Saturday, April 16, 2011

"The Conspirator": the parallels with the post 9/11 world are all too clear, even to "conservatives"

Lionsgate, Roadside Attractions and The American Film Company have backed Robert Redford to produce “The Conspirator”, a thoughtful, if neo-conservative, look at our ideas of justice in the time of common peril.  Note that the film came out the same weekend as “Atlas Shrugged” (yesterday). Coincidence?  It's the biggest "indie" film about the Civil War since "Cold Mountain". 

Mary Surratt (Robin Wright Penn) was the only woman charged in the plot to assassinate Abraham Lincoln.  Former Union soldier Frederick Aiken (James McAvoy) is hired to “do his job” as a lawyer and defender her. His relationship with her seems adversarial for a “defense” trial lawyer, and only in time does he come around to ideals about American justice.

The film makes obvious parallels to our post-9/11 world. She is tried by a military tribunal, and Aiken is unable ultimately to prevail with habeas corpus.  The script talks about the danger to the nation from poisoned water and planted yellow fever – sound familiar?  Public sentiment runs very much against her.
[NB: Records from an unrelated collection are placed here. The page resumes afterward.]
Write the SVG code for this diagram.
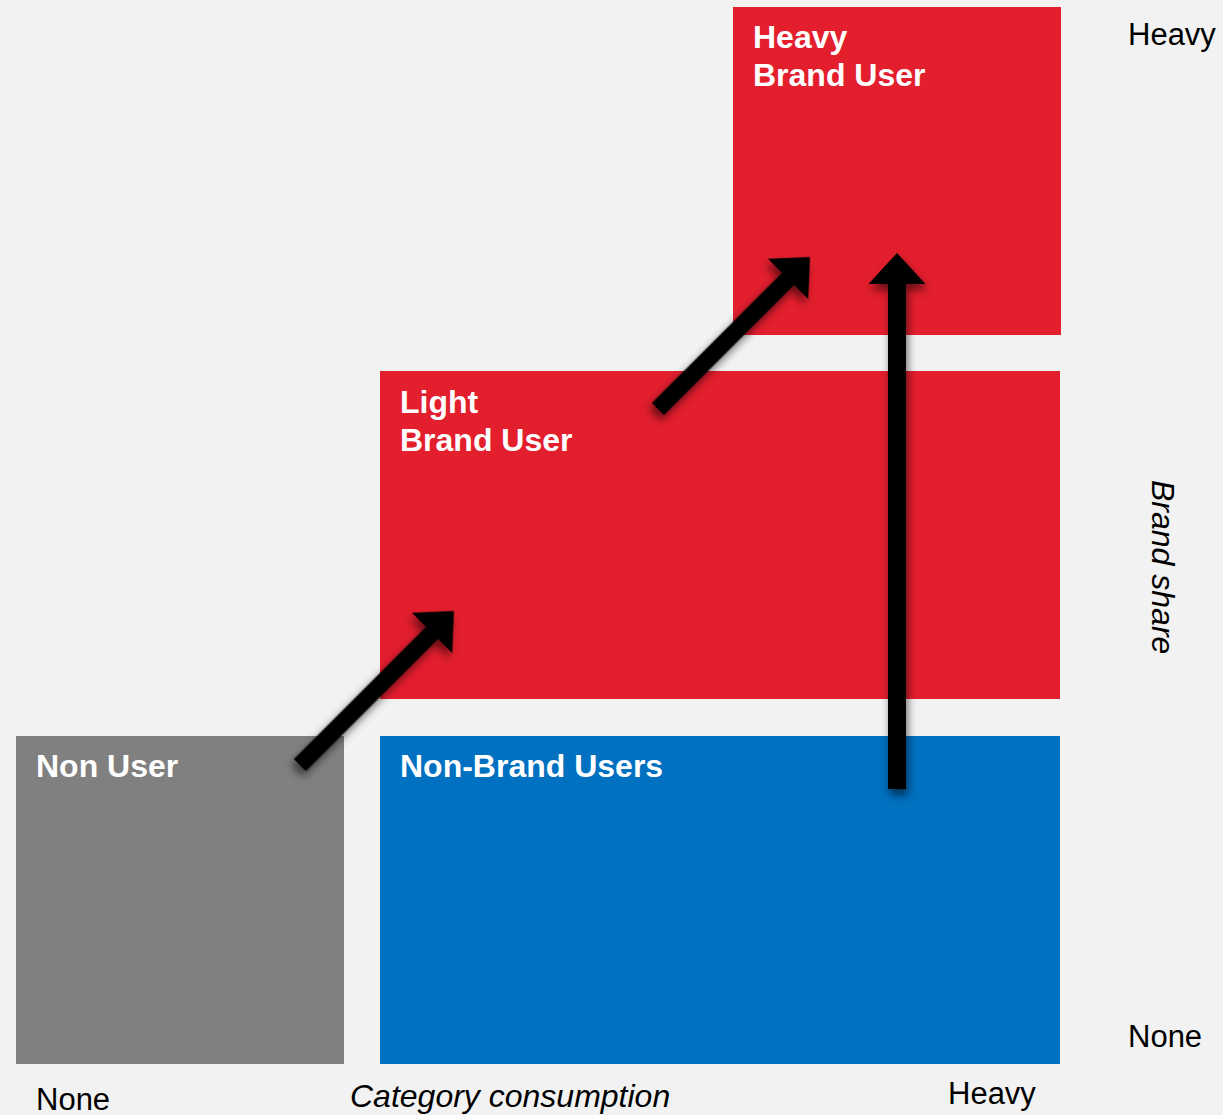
<svg xmlns="http://www.w3.org/2000/svg" width="1223" height="1115" viewBox="0 0 1223 1115">
  <defs>
    <filter id="shadow" x="-30%" y="-30%" width="160%" height="160%">
      <feDropShadow dx="2" dy="6" stdDeviation="4" flood-color="#000" flood-opacity="0.55"/>
    </filter>
  </defs>
  <style>
    .label { font-family: "Liberation Sans", Arial, sans-serif; font-weight: bold; font-size: 32px; fill: #ffffff; }
    .axis { font-family: "Liberation Sans", Arial, sans-serif; font-size: 31px; fill: #000000; }
    .axis-title { font-family: "Liberation Sans", Arial, sans-serif; font-style: italic; font-size: 32px; fill: #000000; }
    .red { fill: #e31e2d; }
    .arrow { fill: #000000; filter: url(#shadow); }
  </style>

  <rect width="1223" height="1115" fill="#f2f2f2"/>

  <!-- segments -->
  <g id="heavy-brand-user">
    <rect class="red" x="733" y="7" width="328" height="328"/>
    <text class="label" x="753" y="48">Heavy</text>
    <text class="label" x="753" y="86">Brand User</text>
  </g>
  <g id="light-brand-user">
    <rect class="red" x="380" y="371" width="680" height="328"/>
    <text class="label" x="400" y="413">Light</text>
    <text class="label" x="400" y="451">Brand User</text>
  </g>
  <g id="non-user">
    <rect x="16" y="736" width="328" height="328" fill="#808080"/>
    <text class="label" x="36" y="777">Non User</text>
  </g>
  <g id="non-brand-users">
    <rect x="380" y="736" width="680" height="328" fill="#0070c0"/>
    <text class="label" x="400" y="777">Non-Brand Users</text>
  </g>

  <!-- flows between segments -->
  <g id="connectors">
    <!-- non user to light brand user -->
    <polygon class="arrow" transform="translate(454,611) rotate(45)" points="0,0 28.5,31 8.5,31 8.5,218 -8.5,218 -8.5,31 -28.5,31"/>
    <!-- light to heavy brand user -->
    <polygon class="arrow" transform="translate(810,257) rotate(45)" points="0,0 28.5,31 8.5,31 8.5,215 -8.5,215 -8.5,31 -28.5,31"/>
    <!-- non-brand users to heavy brand user -->
    <polygon class="arrow" points="897,253 925.5,284 906,284 906,789 888,789 888,284 868.5,284"/>
  </g>

  <!-- axis labels -->
  <g id="axes">
    <text class="axis" x="1128" y="45">Heavy</text>
    <text class="axis" x="1128" y="1047">None</text>
    <text class="axis" x="36" y="1110">None</text>
    <text class="axis" x="948" y="1104">Heavy</text>
    <text class="axis-title" x="350" y="1107">Category consumption</text>
    <text class="axis-title" transform="translate(1152,480) rotate(90)">Brand share</text>
  </g>
</svg>
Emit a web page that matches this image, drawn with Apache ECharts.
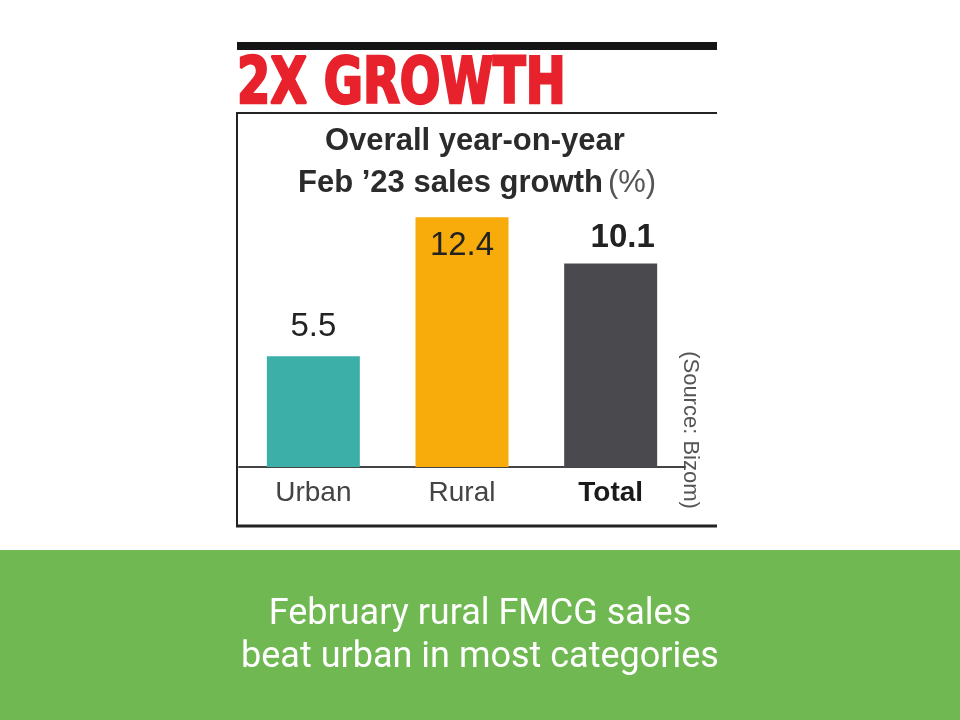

She first says he was left with debt by a drunken husband when he died, and rented her rooms to make ends meet, and did not concern herself with their activities. That turns out not to be completely true. Her son (Johnny Simmons) seems to be unconcerned that his mother could go for his activities.

The movie has other interesting performances, by Kevin Kline, Danny Huston, and Jonathan Groff (from “12:30”).

Here is the official site.  

Much of the film was shot in the Savannah, GA area  (“Midnight in the Garden of Good and Evil”).